Weiterhin sollen die Betreiber von der laut Richtlinie vorgesehenen Pflicht, im Leckagefall CO2-Zertifikate zurückzugeben, befreit werden, da sie durch die „erforderlichen kostenintensiven Abhilfebemühungen“ schon genug belastet würden.
Dass das Versuchsprojekt von Ketzin als Erweis des Funktionierens der Technik gefeiert wurde, ist lächerlich. Hier wurden 67.000 Tonnen verpresst, während ein mittleres Kohlekraftwerk jährlich Millionen Tonnen emittiert. Dieser „Reagenzglasversuch“ hat etwa die gleiche Aussagekraft, wie wenn man den Beweis, dass ein Behälter einen Druck von 100bar aushält, dadurch erbracht sieht, dass er bei Befüllung mit 0,1 bar nicht geplatzt ist.

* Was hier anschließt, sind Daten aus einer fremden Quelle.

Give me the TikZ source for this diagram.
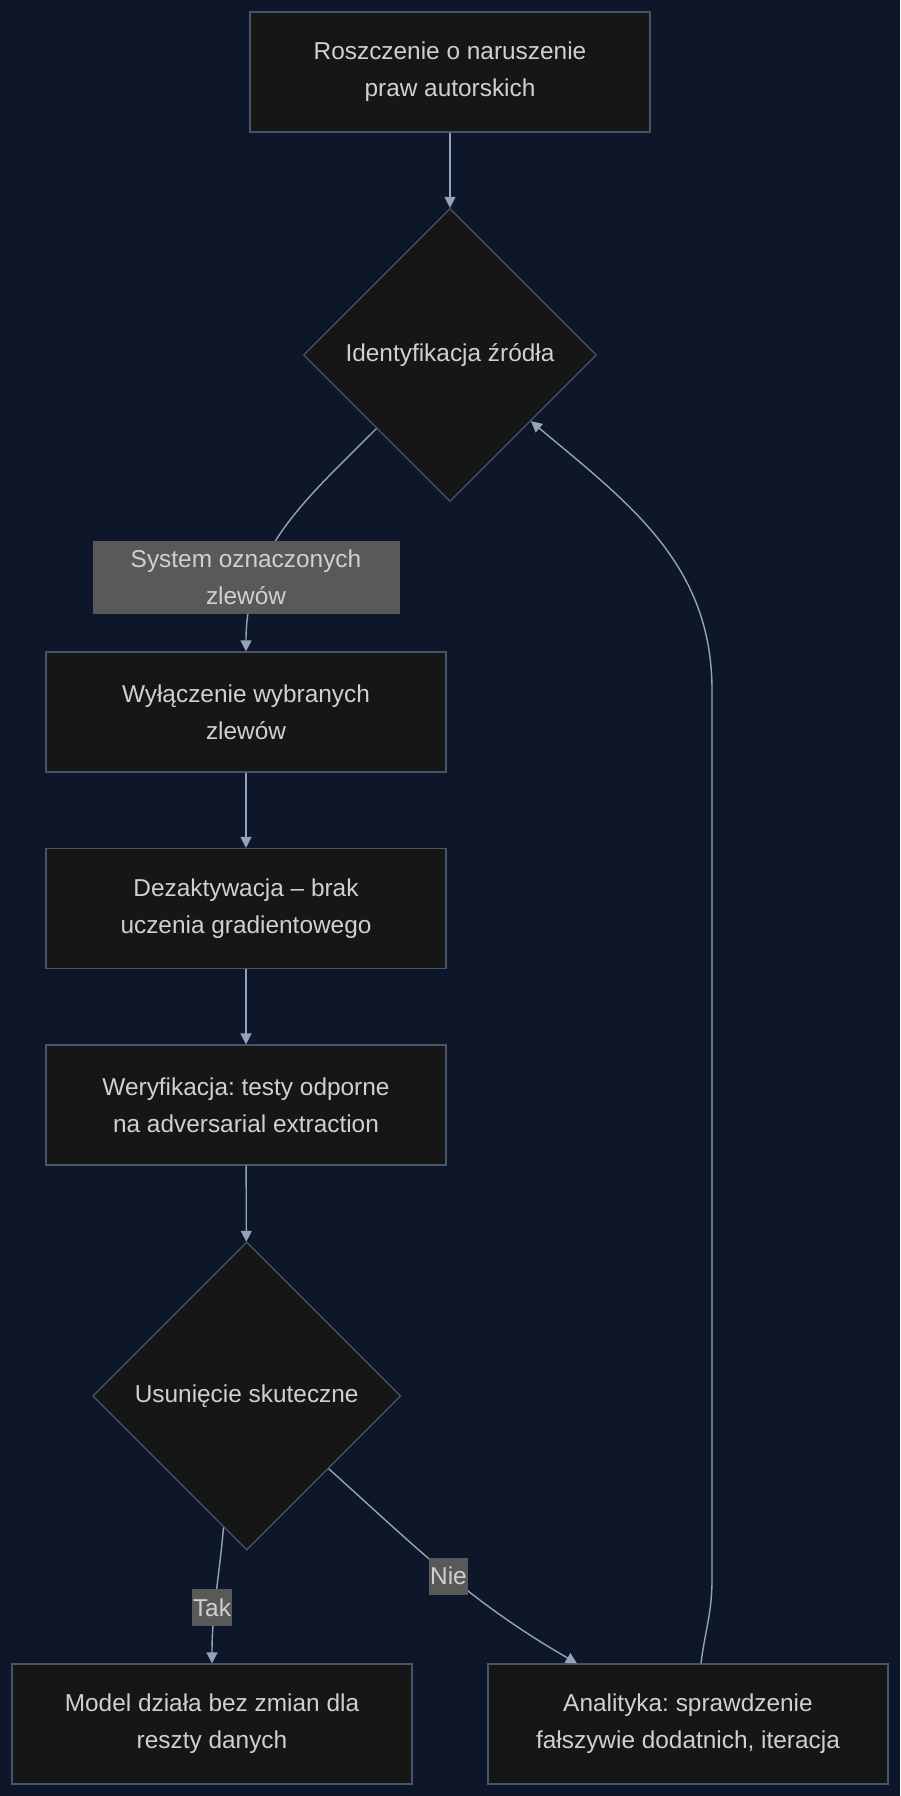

Bei CCS geht es nicht um Klimaschutz, sondern um Hinauszögerung der Energiewende. Bei einem Einstieg in CCS bei industriellen Emissionen würden alsbald Erfolgsmeldungen à la Ketzin produziert, und es gehört nicht viel Phantasie dazu, sich vorzustellen, dass dann die fossilen Kraftwerke alsbald ebenfalls angeschlossen würden. Nichts anderes als deren Grünwaschung ist das ganze Motiv des CCS.
Die alten Lobbies kämpfen verzweifelt um den Fortbestand der Atom- und der fossilen Industrie. Da die erneuerbaren Energien (insbes. Sonne und Wind) ihrem Wesen nach dezentral sind, passen sie nicht mit der Struktur und auch nicht mit der Ideologie der alten Energie-Geschäftsmodelle zusammen. Das ist der eigentliche Hintergrund der EE-Bremsung. Der Schutz des Planeten und die Demokratisierung der Energieerzeugung erfordern aber die Ablösung der alten Geschäftsstrukturen!
Auch die hochgepriesenen CCU-Technologien sind kritisch zu betrachten.
CO2 ist chemisch eine sehr stabile Verbindung, die nur mit hohem Energieaufwand für weitere Prozesse genutzt werden kann.
Solange in Deutschland jährlich noch mehr als 8 Milliarden Normkubikmeter Wasserstoff (equiv. 24GWh) durch Erdgasreformierung bzw. Kohlevergasung hergestellt werden, wobei enorme Mengen an CO2 abgetrennt werden, besteht wohl kein Bedarf an weiterem CCU.